WORK REQUIRED ▸ Scan the data below and pick out the lines containing the word "React".

WORKING DATA ▸

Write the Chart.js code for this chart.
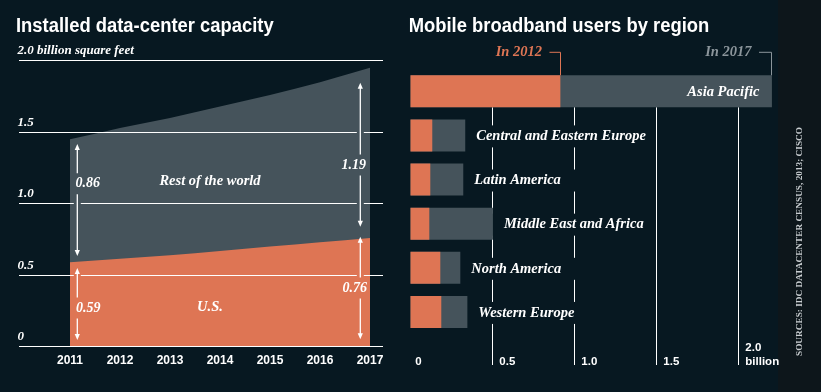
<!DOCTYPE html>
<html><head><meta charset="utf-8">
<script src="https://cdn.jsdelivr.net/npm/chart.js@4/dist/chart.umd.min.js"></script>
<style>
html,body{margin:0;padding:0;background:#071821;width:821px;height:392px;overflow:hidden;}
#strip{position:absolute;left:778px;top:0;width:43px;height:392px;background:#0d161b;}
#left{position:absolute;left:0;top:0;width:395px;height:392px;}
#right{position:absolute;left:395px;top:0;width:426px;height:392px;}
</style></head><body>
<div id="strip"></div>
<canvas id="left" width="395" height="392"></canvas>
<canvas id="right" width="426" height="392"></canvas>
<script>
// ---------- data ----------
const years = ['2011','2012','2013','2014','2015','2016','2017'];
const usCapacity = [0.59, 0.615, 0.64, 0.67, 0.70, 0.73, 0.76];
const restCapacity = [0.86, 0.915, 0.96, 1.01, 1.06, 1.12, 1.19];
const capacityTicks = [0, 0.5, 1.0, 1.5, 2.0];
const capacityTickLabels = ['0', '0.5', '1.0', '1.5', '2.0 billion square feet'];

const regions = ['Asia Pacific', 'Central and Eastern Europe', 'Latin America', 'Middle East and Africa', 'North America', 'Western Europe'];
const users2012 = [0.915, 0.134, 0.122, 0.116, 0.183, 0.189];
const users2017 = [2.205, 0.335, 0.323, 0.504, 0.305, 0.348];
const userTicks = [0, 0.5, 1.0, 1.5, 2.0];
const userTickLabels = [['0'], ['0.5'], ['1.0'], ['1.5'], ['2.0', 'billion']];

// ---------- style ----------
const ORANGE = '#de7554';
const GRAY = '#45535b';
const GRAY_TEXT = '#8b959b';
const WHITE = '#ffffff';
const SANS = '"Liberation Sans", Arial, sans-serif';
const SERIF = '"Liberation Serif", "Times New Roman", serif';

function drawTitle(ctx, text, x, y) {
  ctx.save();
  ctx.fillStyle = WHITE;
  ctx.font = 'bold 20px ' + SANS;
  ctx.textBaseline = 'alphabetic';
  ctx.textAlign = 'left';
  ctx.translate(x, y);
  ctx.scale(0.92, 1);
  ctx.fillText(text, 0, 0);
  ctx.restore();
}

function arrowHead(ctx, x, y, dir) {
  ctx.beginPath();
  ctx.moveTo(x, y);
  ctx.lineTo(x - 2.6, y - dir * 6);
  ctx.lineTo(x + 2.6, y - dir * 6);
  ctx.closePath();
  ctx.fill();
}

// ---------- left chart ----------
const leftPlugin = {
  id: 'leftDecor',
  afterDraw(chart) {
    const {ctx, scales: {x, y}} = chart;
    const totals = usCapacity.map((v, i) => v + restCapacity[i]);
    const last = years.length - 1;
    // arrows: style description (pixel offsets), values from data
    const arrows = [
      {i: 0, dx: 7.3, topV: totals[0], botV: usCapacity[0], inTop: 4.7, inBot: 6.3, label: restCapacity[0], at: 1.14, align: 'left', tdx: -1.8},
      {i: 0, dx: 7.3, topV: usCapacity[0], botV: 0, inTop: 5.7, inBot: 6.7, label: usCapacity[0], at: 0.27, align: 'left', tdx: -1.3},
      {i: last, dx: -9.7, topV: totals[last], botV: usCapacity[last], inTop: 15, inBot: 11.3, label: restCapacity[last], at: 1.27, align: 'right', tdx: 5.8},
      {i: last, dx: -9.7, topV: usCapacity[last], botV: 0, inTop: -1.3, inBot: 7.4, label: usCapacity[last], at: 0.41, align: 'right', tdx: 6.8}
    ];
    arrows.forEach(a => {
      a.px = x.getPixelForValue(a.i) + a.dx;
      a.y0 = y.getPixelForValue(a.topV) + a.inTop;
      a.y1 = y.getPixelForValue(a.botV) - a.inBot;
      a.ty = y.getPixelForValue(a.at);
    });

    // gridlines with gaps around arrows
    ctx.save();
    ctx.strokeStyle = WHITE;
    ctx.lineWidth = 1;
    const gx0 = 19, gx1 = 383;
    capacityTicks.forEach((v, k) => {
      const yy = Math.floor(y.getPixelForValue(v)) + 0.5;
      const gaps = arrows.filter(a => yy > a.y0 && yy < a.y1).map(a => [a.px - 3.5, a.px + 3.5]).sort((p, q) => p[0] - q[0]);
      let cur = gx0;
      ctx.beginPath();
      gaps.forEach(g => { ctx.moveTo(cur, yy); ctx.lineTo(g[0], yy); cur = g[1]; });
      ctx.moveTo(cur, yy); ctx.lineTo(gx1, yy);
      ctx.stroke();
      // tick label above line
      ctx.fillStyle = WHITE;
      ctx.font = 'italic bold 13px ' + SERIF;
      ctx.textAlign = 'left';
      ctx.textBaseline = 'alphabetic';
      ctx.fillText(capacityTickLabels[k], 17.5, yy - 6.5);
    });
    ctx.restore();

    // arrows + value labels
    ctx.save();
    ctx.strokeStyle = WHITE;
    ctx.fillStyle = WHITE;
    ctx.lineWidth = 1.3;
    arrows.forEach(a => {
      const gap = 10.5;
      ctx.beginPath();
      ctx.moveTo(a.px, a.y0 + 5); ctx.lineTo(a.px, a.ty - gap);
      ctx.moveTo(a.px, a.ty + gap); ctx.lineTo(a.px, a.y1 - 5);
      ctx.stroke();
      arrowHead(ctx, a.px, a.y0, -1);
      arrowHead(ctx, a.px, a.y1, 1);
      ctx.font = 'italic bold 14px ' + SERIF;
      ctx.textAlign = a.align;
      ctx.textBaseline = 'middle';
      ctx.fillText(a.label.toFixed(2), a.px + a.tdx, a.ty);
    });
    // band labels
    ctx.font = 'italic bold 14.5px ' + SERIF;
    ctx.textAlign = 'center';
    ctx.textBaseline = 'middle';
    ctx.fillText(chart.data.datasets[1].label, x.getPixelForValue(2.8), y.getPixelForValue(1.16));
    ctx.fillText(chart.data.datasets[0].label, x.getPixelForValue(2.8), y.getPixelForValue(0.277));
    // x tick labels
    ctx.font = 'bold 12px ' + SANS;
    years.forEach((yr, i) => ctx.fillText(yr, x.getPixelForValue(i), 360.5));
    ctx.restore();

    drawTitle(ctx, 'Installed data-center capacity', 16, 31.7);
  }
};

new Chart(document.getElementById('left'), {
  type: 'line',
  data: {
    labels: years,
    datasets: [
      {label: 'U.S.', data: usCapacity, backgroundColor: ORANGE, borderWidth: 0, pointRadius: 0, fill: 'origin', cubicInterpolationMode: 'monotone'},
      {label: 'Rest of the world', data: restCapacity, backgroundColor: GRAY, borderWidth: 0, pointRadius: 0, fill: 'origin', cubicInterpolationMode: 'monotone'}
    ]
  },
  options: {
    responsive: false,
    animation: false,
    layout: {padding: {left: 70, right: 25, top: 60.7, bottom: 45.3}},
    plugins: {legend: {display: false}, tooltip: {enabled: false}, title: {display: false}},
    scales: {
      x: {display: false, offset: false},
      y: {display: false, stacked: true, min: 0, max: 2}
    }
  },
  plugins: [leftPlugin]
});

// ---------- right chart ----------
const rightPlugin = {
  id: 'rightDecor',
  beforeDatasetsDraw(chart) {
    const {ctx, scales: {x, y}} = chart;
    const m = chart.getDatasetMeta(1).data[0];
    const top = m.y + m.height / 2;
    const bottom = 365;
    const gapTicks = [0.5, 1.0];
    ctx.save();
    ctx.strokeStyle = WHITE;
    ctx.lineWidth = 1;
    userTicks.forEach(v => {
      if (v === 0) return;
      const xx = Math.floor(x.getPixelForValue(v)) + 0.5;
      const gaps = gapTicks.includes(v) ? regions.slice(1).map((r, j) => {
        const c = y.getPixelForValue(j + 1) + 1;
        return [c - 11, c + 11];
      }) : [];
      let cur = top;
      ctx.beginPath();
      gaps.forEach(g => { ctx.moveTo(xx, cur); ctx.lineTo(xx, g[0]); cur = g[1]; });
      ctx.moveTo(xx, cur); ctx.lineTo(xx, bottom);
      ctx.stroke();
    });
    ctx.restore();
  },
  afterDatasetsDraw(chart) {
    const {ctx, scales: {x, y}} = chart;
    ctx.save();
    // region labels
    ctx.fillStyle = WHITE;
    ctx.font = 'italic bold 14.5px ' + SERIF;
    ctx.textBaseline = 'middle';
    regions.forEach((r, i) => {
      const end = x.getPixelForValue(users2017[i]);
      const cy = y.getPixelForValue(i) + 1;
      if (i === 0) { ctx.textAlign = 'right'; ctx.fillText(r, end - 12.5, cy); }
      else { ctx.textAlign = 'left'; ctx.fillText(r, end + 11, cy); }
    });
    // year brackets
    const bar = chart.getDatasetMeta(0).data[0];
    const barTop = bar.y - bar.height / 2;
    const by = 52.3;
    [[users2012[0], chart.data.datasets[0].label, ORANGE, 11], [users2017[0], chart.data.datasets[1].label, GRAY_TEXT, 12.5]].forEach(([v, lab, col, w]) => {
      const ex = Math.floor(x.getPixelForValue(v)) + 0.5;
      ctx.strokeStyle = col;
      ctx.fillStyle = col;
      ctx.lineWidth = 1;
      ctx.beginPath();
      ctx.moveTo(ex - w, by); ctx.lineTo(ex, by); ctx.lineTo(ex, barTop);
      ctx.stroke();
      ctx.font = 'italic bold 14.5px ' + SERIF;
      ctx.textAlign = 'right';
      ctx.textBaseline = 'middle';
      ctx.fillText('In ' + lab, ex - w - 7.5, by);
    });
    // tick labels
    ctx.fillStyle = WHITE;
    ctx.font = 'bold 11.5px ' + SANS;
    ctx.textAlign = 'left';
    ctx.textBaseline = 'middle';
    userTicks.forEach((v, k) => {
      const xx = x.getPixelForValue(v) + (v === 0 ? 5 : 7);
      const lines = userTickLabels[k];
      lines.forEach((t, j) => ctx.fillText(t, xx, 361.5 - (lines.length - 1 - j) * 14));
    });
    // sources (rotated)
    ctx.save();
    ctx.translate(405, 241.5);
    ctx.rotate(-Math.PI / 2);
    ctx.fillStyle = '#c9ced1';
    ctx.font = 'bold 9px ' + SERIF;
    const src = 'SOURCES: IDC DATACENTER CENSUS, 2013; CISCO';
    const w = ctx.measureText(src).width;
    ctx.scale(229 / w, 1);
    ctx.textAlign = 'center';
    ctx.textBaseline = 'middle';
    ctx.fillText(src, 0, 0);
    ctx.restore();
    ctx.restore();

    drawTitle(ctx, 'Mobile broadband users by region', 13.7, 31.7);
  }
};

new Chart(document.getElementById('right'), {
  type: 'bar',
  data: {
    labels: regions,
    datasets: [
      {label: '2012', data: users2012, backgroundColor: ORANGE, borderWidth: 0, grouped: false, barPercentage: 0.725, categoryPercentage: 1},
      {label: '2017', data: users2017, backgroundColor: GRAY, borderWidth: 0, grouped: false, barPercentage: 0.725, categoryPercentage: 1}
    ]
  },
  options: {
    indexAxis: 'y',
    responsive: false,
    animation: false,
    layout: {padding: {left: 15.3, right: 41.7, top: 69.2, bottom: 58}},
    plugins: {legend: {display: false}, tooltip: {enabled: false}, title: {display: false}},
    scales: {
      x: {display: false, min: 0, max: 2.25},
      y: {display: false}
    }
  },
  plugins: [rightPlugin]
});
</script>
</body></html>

* * *

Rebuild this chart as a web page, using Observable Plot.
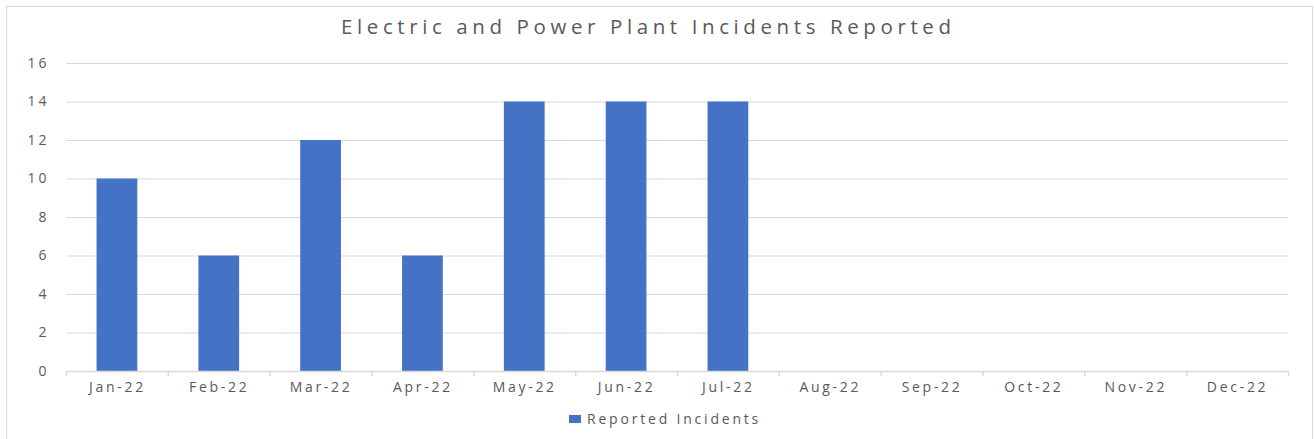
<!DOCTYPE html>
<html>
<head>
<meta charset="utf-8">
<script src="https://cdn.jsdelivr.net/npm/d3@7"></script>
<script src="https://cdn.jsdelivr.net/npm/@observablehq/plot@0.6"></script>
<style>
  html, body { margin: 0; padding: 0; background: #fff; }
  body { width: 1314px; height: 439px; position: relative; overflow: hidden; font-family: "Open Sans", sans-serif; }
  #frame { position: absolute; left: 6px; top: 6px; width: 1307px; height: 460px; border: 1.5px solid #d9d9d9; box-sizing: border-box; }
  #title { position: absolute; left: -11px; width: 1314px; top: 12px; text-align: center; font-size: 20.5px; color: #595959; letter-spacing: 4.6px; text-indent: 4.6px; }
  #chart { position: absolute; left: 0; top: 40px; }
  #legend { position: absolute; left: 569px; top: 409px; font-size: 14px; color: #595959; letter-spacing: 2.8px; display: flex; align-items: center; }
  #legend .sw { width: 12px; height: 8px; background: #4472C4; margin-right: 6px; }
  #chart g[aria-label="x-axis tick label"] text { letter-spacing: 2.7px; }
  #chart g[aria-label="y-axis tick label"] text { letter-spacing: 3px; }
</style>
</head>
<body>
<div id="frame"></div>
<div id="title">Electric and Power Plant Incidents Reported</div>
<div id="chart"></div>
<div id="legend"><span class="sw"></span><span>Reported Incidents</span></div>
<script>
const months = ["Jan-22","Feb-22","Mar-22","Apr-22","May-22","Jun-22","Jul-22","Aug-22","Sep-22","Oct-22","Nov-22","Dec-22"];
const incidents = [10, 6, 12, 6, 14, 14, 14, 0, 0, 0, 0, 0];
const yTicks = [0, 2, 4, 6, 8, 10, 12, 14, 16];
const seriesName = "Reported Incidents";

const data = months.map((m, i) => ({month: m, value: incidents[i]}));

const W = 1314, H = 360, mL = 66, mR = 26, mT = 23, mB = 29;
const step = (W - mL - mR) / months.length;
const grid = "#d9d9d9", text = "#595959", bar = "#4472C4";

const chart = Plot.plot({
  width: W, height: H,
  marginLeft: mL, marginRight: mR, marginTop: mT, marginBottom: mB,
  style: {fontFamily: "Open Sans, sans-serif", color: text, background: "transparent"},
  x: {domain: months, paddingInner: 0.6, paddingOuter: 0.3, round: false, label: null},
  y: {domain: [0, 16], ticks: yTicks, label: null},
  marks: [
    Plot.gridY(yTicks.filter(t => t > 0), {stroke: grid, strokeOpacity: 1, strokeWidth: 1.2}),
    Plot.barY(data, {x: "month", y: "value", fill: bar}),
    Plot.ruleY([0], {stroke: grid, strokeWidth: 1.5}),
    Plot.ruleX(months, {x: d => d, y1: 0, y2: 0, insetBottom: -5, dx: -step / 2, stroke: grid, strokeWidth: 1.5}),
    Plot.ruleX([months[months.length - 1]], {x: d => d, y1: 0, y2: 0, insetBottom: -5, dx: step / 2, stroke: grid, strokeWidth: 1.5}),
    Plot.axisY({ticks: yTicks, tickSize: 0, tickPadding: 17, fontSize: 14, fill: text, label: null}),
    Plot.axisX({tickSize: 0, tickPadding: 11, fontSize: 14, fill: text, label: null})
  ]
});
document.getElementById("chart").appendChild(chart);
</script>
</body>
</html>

* * *

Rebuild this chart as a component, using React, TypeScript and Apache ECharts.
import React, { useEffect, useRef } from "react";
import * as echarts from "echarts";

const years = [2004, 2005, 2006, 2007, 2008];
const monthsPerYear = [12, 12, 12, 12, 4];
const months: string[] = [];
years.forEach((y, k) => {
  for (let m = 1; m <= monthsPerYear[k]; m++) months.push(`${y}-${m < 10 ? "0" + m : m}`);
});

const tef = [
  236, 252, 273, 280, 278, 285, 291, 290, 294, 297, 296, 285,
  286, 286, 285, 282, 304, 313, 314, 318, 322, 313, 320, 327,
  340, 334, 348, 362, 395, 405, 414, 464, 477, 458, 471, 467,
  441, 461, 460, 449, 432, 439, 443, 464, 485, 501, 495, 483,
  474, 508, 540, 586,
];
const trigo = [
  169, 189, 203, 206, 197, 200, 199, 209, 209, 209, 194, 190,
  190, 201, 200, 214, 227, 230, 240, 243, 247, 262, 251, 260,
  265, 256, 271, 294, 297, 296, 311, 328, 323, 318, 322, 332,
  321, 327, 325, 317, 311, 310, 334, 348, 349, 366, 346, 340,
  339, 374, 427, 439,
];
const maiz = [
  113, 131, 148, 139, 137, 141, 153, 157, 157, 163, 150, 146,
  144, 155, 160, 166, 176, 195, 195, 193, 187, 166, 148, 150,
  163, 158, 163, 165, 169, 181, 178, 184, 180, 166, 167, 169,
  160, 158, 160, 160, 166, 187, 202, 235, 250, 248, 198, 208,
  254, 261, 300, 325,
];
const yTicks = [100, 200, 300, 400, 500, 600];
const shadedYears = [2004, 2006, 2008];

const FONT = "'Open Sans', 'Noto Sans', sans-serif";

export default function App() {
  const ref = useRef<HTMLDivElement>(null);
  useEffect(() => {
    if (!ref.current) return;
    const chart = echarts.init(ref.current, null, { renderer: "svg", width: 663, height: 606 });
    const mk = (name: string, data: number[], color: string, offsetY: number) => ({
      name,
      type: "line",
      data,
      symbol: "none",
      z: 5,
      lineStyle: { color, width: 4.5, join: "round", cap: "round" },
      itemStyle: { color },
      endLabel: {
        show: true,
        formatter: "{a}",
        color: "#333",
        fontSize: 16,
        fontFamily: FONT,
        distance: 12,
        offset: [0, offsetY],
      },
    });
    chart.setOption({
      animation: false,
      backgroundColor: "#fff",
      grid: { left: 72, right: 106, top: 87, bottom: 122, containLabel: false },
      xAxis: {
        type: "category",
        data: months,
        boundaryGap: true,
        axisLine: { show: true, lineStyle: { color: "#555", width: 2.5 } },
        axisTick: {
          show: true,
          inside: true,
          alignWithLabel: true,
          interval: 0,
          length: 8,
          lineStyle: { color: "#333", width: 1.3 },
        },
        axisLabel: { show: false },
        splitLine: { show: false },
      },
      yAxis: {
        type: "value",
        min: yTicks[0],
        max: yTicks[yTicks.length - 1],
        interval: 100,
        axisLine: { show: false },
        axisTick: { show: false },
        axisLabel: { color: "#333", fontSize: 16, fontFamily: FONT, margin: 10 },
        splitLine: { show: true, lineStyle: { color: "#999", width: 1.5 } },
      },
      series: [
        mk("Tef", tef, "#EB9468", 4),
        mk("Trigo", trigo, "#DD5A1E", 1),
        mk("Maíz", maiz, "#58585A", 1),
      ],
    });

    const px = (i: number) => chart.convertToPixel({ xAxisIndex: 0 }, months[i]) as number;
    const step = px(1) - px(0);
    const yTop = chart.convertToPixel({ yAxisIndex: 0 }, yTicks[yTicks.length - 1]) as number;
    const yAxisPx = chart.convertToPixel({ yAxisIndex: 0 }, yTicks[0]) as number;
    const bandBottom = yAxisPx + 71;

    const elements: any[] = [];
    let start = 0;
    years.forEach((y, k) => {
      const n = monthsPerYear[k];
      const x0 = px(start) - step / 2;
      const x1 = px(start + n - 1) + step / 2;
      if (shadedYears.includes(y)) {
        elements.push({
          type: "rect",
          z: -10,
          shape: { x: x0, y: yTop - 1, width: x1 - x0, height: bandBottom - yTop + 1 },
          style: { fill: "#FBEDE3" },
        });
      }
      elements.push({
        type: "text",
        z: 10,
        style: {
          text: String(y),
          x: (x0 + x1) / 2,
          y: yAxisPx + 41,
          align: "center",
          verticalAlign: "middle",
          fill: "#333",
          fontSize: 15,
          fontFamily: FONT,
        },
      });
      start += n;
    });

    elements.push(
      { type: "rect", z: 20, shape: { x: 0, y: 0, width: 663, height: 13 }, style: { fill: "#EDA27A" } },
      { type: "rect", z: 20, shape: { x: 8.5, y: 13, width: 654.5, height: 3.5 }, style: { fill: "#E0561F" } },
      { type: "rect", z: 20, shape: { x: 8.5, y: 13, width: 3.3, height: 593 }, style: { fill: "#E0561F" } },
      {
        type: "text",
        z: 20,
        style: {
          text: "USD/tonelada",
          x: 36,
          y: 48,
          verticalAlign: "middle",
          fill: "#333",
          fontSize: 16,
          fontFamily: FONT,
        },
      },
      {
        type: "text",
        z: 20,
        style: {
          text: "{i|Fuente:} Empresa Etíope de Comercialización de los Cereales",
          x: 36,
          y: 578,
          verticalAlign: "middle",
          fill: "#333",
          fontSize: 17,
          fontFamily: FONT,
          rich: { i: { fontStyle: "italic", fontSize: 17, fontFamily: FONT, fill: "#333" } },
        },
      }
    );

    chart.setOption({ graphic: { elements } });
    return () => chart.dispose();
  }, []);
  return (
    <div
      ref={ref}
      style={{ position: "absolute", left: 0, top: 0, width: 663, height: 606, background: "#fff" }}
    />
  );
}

RESULT OF THIS EXERCISE ▸
Rebuild this chart as a component, using React, TypeScript and Apache ECharts.
import React, { useEffect, useRef } from "react";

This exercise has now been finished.